# START OF DATA FOR THIS EXERCISE

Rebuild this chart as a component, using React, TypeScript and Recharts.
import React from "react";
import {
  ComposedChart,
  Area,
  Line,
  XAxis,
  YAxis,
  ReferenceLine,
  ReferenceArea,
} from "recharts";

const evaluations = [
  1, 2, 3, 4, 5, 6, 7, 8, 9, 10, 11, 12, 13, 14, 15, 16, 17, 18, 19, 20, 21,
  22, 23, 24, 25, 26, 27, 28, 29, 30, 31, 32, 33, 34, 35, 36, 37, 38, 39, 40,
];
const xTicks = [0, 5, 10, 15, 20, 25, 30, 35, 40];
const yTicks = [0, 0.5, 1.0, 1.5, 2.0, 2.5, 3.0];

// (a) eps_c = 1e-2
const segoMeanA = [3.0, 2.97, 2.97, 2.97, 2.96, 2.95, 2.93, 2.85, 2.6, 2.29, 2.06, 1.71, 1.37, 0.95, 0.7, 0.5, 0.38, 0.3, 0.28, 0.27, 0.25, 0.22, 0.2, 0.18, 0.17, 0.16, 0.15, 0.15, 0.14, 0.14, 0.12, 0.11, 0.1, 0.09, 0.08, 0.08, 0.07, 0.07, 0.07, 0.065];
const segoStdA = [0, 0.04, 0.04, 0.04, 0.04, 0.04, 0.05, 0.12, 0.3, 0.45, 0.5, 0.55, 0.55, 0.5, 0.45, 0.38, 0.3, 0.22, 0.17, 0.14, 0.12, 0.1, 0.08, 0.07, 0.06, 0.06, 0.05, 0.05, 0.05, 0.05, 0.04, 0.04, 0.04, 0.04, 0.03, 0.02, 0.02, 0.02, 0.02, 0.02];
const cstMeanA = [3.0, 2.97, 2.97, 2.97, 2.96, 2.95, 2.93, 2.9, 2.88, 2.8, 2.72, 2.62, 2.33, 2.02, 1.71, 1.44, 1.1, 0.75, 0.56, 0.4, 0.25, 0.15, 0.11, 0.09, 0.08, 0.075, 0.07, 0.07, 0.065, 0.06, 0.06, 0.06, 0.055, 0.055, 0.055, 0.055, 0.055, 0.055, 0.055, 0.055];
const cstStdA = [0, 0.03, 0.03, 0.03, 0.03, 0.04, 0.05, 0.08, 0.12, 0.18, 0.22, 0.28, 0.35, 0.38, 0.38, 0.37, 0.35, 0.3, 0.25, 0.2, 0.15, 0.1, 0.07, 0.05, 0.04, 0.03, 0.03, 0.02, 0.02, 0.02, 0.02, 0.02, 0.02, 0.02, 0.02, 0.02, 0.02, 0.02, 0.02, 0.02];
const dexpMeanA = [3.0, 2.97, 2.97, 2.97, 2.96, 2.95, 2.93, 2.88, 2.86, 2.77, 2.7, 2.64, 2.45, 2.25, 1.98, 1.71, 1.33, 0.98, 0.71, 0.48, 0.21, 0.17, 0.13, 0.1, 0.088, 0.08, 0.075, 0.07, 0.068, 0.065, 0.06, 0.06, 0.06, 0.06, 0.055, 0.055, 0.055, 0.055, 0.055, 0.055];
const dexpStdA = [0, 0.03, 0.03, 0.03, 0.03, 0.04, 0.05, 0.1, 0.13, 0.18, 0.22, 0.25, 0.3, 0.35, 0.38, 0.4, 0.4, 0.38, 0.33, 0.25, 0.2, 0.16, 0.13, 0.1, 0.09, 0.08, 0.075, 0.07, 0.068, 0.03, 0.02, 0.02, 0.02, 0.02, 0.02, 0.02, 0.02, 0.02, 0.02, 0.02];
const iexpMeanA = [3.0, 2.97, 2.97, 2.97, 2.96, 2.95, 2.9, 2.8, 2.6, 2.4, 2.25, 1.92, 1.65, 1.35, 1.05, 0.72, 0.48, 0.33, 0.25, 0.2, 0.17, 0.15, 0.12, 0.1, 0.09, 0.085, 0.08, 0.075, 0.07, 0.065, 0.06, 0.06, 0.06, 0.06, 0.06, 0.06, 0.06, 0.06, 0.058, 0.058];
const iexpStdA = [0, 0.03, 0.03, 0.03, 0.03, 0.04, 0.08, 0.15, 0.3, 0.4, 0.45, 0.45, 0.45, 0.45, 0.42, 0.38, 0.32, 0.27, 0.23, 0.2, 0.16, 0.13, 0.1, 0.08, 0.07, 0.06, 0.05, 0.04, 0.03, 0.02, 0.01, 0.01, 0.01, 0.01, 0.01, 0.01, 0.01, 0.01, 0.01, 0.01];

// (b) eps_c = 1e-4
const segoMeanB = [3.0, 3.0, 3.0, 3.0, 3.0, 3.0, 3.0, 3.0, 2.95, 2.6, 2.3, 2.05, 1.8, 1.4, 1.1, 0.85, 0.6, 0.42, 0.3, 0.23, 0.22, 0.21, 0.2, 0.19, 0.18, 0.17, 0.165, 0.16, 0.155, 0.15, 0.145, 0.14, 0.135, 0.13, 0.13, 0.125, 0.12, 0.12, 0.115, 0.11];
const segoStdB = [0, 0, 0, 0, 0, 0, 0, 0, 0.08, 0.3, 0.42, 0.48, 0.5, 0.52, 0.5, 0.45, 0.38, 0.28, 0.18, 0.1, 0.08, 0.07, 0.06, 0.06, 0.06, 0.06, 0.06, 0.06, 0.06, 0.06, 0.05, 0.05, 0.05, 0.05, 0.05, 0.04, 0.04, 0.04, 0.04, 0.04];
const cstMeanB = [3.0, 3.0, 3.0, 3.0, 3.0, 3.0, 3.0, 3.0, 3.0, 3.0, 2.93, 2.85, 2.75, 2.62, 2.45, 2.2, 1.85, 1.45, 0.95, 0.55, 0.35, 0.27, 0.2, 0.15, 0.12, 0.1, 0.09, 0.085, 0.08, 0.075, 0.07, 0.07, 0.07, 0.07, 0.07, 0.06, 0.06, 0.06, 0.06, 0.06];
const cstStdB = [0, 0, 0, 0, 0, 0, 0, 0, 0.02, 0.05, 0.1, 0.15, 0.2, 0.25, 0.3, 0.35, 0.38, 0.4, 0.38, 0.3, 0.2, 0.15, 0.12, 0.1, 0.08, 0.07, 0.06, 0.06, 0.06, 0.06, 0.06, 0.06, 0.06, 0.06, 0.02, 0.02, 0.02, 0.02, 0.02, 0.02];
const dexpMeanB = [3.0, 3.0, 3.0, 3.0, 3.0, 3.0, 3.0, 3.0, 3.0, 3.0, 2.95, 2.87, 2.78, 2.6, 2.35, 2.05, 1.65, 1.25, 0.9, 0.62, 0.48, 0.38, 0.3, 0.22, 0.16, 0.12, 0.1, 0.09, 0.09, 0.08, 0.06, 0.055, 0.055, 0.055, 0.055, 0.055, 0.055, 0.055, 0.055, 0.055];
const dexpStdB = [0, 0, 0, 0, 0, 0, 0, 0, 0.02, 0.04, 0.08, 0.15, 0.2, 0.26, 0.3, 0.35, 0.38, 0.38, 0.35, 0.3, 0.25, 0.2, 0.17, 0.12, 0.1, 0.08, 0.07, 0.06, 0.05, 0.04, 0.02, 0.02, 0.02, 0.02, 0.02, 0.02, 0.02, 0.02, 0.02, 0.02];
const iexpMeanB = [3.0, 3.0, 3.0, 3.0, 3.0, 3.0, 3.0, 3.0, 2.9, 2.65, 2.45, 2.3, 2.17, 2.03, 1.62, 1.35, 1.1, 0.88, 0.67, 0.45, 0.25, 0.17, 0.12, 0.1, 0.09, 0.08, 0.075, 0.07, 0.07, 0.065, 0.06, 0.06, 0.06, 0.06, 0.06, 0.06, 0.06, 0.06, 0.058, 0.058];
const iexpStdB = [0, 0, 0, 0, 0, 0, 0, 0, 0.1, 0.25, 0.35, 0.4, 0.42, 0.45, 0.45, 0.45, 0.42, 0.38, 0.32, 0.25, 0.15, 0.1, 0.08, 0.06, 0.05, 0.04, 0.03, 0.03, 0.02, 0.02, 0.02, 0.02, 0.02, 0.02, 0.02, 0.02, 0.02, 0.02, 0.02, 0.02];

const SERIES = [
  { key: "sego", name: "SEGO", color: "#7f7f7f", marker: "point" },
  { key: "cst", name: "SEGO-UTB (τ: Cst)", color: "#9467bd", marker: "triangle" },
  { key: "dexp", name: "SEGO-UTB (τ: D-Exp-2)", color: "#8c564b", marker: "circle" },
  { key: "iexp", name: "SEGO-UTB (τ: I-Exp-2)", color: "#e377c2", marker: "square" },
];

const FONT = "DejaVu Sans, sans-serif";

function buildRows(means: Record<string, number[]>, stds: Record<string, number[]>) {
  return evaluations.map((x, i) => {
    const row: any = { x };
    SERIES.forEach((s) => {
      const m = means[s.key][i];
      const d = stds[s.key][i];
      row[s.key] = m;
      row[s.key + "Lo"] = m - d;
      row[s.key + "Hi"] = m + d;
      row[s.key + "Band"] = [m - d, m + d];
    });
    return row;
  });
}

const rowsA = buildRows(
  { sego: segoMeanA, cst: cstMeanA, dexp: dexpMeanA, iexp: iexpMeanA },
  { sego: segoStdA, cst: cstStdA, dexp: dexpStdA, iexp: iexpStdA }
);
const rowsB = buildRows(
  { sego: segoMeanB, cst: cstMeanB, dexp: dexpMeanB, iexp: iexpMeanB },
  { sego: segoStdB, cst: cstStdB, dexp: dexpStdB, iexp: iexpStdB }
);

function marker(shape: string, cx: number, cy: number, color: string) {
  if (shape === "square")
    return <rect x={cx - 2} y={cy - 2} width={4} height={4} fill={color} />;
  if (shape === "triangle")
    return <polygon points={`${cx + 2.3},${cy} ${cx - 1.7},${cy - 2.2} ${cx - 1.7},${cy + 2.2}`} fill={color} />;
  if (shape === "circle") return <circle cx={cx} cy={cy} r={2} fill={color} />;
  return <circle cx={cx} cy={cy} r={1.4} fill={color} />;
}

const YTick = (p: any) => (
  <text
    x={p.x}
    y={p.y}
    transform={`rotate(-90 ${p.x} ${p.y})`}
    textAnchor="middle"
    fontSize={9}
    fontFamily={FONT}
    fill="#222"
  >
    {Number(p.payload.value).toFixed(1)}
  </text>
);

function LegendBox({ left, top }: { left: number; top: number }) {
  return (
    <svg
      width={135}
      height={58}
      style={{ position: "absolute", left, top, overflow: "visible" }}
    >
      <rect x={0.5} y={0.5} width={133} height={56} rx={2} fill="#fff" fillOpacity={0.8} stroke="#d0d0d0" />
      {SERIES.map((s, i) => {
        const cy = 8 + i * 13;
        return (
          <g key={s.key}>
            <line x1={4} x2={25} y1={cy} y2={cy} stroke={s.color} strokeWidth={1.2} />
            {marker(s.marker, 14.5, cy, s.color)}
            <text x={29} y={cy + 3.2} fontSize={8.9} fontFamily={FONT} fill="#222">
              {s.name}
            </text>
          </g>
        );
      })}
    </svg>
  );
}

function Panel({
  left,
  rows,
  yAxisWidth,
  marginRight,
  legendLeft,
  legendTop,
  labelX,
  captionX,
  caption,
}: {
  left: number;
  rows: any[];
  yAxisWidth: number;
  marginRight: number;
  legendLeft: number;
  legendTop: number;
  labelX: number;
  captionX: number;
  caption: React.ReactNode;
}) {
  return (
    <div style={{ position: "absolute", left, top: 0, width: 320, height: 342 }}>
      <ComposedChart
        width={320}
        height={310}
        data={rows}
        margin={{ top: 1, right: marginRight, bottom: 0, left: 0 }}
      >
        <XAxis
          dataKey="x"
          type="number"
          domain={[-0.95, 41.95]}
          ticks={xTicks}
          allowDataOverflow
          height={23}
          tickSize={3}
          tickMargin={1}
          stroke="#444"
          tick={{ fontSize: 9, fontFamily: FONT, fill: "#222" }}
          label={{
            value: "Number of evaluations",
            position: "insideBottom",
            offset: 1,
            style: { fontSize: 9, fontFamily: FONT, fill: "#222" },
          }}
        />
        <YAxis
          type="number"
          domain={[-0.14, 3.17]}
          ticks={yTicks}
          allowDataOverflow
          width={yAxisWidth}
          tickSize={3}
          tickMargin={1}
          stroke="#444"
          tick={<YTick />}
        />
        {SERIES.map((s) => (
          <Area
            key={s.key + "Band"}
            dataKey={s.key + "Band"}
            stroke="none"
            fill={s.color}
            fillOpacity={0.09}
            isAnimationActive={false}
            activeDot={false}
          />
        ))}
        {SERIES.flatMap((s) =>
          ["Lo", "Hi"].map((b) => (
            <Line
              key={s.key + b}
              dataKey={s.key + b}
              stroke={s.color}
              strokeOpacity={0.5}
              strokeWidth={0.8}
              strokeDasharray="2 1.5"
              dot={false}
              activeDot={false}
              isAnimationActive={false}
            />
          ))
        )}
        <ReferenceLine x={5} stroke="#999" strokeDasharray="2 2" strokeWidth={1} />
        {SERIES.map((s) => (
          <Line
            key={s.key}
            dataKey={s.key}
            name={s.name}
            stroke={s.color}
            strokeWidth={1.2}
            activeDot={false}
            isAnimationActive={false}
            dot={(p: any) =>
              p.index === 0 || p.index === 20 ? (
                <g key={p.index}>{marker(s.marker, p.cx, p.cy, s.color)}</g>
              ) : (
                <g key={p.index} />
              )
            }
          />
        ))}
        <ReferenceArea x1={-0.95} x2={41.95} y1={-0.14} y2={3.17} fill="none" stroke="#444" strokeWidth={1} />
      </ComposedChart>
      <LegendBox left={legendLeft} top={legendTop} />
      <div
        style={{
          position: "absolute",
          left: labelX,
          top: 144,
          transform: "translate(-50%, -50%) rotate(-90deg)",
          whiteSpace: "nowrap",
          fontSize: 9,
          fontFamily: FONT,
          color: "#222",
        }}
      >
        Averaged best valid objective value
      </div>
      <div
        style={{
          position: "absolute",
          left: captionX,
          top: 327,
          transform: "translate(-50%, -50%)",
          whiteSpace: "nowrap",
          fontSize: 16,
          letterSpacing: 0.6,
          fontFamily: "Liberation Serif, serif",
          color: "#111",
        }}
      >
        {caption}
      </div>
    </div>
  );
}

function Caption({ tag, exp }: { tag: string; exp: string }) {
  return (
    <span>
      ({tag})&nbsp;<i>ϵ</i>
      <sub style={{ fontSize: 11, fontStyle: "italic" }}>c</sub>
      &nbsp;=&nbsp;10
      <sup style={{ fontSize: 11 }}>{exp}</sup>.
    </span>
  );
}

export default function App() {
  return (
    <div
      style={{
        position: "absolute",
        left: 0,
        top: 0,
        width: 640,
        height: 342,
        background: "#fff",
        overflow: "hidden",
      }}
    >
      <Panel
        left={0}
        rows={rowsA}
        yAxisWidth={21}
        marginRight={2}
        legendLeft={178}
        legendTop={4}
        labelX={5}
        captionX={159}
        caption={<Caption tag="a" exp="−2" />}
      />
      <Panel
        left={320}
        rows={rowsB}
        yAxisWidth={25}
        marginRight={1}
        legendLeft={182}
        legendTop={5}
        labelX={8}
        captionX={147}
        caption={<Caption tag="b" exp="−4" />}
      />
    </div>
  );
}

# END OF DATA FOR THIS EXERCISE
# START OF DATA FOR THIS EXERCISE

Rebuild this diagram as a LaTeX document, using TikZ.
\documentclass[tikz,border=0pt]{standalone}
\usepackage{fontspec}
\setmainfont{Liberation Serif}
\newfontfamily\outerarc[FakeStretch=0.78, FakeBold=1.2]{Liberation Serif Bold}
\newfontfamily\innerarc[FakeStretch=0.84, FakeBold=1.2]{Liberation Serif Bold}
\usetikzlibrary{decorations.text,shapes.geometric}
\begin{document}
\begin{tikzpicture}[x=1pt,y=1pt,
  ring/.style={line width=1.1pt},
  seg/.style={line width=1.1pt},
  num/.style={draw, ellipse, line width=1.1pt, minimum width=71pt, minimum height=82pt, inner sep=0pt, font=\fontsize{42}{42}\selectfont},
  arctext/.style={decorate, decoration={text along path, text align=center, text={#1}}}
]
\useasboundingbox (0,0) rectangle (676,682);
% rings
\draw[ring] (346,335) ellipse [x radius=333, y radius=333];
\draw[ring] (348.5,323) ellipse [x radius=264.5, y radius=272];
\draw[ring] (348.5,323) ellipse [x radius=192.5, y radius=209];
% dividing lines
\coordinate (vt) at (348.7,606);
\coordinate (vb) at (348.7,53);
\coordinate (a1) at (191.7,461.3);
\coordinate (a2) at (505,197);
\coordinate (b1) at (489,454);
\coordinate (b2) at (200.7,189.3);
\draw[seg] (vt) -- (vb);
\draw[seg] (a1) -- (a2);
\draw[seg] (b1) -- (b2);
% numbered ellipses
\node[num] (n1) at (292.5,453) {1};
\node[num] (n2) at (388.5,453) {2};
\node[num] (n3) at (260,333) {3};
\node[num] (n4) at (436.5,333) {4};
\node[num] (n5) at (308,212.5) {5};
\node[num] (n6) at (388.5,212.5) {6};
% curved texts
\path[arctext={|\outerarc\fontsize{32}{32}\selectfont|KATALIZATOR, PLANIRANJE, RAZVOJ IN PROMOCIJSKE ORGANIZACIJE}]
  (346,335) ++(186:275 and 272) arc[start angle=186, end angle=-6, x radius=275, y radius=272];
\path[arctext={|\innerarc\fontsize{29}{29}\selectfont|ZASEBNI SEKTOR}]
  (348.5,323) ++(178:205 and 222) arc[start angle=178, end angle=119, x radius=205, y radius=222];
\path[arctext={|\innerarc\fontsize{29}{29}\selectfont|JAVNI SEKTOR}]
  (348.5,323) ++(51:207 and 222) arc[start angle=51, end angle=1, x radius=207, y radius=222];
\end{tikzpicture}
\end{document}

# END OF DATA FOR THIS EXERCISE

The lines above from the one containing "Rebuild this chart" through the one containing "const yTicks = [0, 0.5, 1.0, 1.5, 2.0, 2.5, 3.0];" are to be set down exactly, and no others.

→ **WRITTEN RESPONSE**
Rebuild this chart as a component, using React, TypeScript and Recharts.
import React from "react";
import {
  ComposedChart,
  Area,
  Line,
  XAxis,
  YAxis,
  ReferenceLine,
  ReferenceArea,
} from "recharts";

const evaluations = [
  1, 2, 3, 4, 5, 6, 7, 8, 9, 10, 11, 12, 13, 14, 15, 16, 17, 18, 19, 20, 21,
  22, 23, 24, 25, 26, 27, 28, 29, 30, 31, 32, 33, 34, 35, 36, 37, 38, 39, 40,
];
const xTicks = [0, 5, 10, 15, 20, 25, 30, 35, 40];
const yTicks = [0, 0.5, 1.0, 1.5, 2.0, 2.5, 3.0];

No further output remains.